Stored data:
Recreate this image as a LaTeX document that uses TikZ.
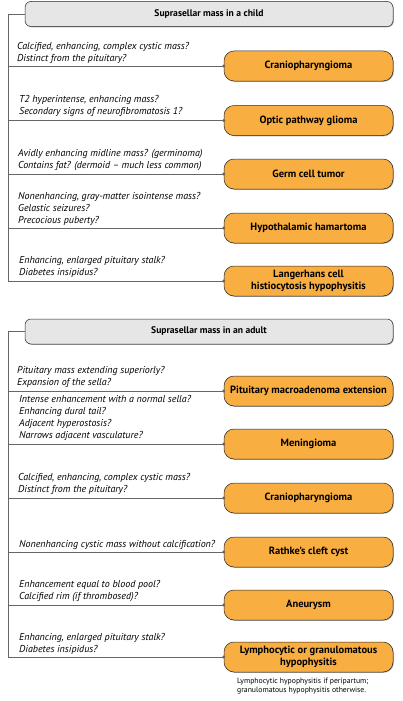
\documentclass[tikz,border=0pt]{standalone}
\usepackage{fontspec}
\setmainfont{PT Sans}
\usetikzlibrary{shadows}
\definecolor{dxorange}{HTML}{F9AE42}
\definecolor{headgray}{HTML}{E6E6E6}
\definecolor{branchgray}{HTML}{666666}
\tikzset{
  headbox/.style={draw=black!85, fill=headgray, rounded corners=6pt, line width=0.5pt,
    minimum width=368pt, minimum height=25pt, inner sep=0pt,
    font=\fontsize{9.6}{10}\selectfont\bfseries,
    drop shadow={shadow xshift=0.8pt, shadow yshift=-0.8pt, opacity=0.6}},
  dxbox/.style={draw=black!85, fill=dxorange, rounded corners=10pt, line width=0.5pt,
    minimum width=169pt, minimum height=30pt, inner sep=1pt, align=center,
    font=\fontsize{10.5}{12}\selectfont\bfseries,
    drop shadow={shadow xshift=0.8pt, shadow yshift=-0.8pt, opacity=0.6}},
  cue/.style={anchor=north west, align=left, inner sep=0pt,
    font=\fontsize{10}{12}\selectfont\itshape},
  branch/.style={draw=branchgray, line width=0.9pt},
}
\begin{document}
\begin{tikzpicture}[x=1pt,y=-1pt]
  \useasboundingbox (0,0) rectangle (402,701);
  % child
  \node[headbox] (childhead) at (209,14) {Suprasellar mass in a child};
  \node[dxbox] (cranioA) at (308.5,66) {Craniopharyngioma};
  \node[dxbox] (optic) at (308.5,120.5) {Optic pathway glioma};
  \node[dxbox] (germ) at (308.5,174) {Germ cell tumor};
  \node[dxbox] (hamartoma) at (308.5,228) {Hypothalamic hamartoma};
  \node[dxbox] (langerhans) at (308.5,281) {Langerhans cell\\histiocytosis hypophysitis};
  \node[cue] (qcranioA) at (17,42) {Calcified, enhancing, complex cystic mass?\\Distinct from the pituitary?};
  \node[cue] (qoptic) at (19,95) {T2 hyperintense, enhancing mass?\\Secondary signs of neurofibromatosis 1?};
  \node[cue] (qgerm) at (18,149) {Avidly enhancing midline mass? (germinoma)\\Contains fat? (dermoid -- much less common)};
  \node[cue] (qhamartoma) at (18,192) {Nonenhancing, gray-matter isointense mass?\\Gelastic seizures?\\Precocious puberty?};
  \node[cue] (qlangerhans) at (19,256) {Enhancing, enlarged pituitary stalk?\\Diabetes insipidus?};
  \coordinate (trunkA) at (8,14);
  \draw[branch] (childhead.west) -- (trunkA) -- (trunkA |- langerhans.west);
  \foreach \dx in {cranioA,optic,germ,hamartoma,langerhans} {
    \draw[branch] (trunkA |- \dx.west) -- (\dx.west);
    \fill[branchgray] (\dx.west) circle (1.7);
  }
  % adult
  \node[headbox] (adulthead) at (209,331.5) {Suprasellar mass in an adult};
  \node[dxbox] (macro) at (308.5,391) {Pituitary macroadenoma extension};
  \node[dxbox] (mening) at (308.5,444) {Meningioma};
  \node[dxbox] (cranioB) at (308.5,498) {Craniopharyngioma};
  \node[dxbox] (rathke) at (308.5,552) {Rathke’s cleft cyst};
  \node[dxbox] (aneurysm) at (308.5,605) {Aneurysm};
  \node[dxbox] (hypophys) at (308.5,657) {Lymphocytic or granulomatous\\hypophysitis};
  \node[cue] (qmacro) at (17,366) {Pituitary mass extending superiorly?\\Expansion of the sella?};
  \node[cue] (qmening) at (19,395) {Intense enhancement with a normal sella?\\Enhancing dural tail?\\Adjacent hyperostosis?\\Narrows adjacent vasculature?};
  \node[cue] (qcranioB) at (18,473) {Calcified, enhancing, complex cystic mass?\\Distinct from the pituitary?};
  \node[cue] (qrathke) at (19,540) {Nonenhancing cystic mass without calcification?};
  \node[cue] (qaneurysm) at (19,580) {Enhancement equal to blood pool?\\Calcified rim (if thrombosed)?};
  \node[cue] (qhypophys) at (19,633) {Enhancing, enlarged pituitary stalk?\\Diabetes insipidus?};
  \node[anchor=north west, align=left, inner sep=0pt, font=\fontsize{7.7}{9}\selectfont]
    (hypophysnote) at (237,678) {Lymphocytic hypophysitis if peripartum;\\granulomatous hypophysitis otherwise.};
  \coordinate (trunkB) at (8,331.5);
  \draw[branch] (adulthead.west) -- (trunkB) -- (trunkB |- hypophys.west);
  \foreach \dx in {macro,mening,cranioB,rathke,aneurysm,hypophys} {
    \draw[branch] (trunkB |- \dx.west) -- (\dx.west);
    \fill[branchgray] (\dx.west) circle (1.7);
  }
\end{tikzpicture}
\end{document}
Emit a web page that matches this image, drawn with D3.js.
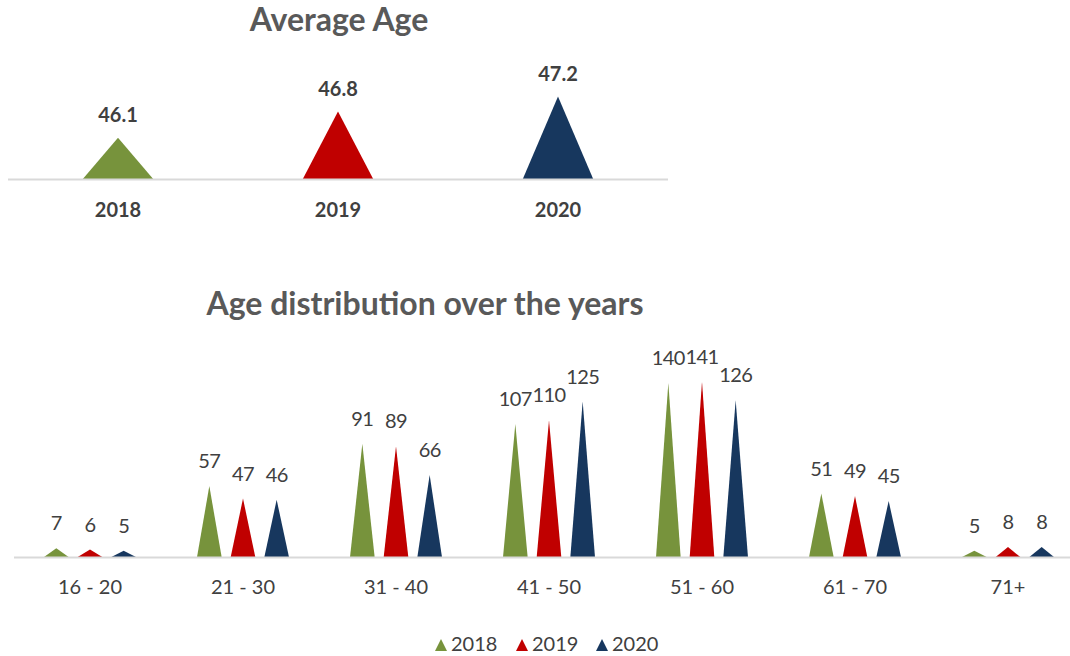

→ Direction: Apart from the pictures, the entries above are to be repeated in full and exactly.

→ Output for this task:
Recreate this image as a LaTeX document that uses TikZ.
\documentclass[tikz,border=0pt]{standalone}
\usepackage{fontspec}
\setmainfont{PT Sans}
\usetikzlibrary{shadows}
\definecolor{dxorange}{HTML}{F9AE42}
\definecolor{headgray}{HTML}{E6E6E6}
\definecolor{branchgray}{HTML}{666666}
\tikzset{
  headbox/.style={draw=black!85, fill=headgray, rounded corners=6pt, line width=0.5pt,
    minimum width=368pt, minimum height=25pt, inner sep=0pt,
    font=\fontsize{9.6}{10}\selectfont\bfseries,
    drop shadow={shadow xshift=0.8pt, shadow yshift=-0.8pt, opacity=0.6}},
  dxbox/.style={draw=black!85, fill=dxorange, rounded corners=10pt, line width=0.5pt,
    minimum width=169pt, minimum height=30pt, inner sep=1pt, align=center,
    font=\fontsize{10.5}{12}\selectfont\bfseries,
    drop shadow={shadow xshift=0.8pt, shadow yshift=-0.8pt, opacity=0.6}},
  cue/.style={anchor=north west, align=left, inner sep=0pt,
    font=\fontsize{10}{12}\selectfont\itshape},
  branch/.style={draw=branchgray, line width=0.9pt},
}
\begin{document}
\begin{tikzpicture}[x=1pt,y=-1pt]
  \useasboundingbox (0,0) rectangle (402,701);
  % child
  \node[headbox] (childhead) at (209,14) {Suprasellar mass in a child};
  \node[dxbox] (cranioA) at (308.5,66) {Craniopharyngioma};
  \node[dxbox] (optic) at (308.5,120.5) {Optic pathway glioma};
  \node[dxbox] (germ) at (308.5,174) {Germ cell tumor};
  \node[dxbox] (hamartoma) at (308.5,228) {Hypothalamic hamartoma};
  \node[dxbox] (langerhans) at (308.5,281) {Langerhans cell\\histiocytosis hypophysitis};
  \node[cue] (qcranioA) at (17,42) {Calcified, enhancing, complex cystic mass?\\Distinct from the pituitary?};
  \node[cue] (qoptic) at (19,95) {T2 hyperintense, enhancing mass?\\Secondary signs of neurofibromatosis 1?};
  \node[cue] (qgerm) at (18,149) {Avidly enhancing midline mass? (germinoma)\\Contains fat? (dermoid -- much less common)};
  \node[cue] (qhamartoma) at (18,192) {Nonenhancing, gray-matter isointense mass?\\Gelastic seizures?\\Precocious puberty?};
  \node[cue] (qlangerhans) at (19,256) {Enhancing, enlarged pituitary stalk?\\Diabetes insipidus?};
  \coordinate (trunkA) at (8,14);
  \draw[branch] (childhead.west) -- (trunkA) -- (trunkA |- langerhans.west);
  \foreach \dx in {cranioA,optic,germ,hamartoma,langerhans} {
    \draw[branch] (trunkA |- \dx.west) -- (\dx.west);
    \fill[branchgray] (\dx.west) circle (1.7);
  }
  % adult
  \node[headbox] (adulthead) at (209,331.5) {Suprasellar mass in an adult};
  \node[dxbox] (macro) at (308.5,391) {Pituitary macroadenoma extension};
  \node[dxbox] (mening) at (308.5,444) {Meningioma};
  \node[dxbox] (cranioB) at (308.5,498) {Craniopharyngioma};
  \node[dxbox] (rathke) at (308.5,552) {Rathke’s cleft cyst};
  \node[dxbox] (aneurysm) at (308.5,605) {Aneurysm};
  \node[dxbox] (hypophys) at (308.5,657) {Lymphocytic or granulomatous\\hypophysitis};
  \node[cue] (qmacro) at (17,366) {Pituitary mass extending superiorly?\\Expansion of the sella?};
  \node[cue] (qmening) at (19,395) {Intense enhancement with a normal sella?\\Enhancing dural tail?\\Adjacent hyperostosis?\\Narrows adjacent vasculature?};
  \node[cue] (qcranioB) at (18,473) {Calcified, enhancing, complex cystic mass?\\Distinct from the pituitary?};
  \node[cue] (qrathke) at (19,540) {Nonenhancing cystic mass without calcification?};
  \node[cue] (qaneurysm) at (19,580) {Enhancement equal to blood pool?\\Calcified rim (if thrombosed)?};
  \node[cue] (qhypophys) at (19,633) {Enhancing, enlarged pituitary stalk?\\Diabetes insipidus?};
  \node[anchor=north west, align=left, inner sep=0pt, font=\fontsize{7.7}{9}\selectfont]
    (hypophysnote) at (237,678) {Lymphocytic hypophysitis if peripartum;\\granulomatous hypophysitis otherwise.};
  \coordinate (trunkB) at (8,331.5);
  \draw[branch] (adulthead.west) -- (trunkB) -- (trunkB |- hypophys.west);
  \foreach \dx in {macro,mening,cranioB,rathke,aneurysm,hypophys} {
    \draw[branch] (trunkB |- \dx.west) -- (\dx.west);
    \fill[branchgray] (\dx.west) circle (1.7);
  }
\end{tikzpicture}
\end{document}
Emit a web page that matches this image, drawn with D3.js.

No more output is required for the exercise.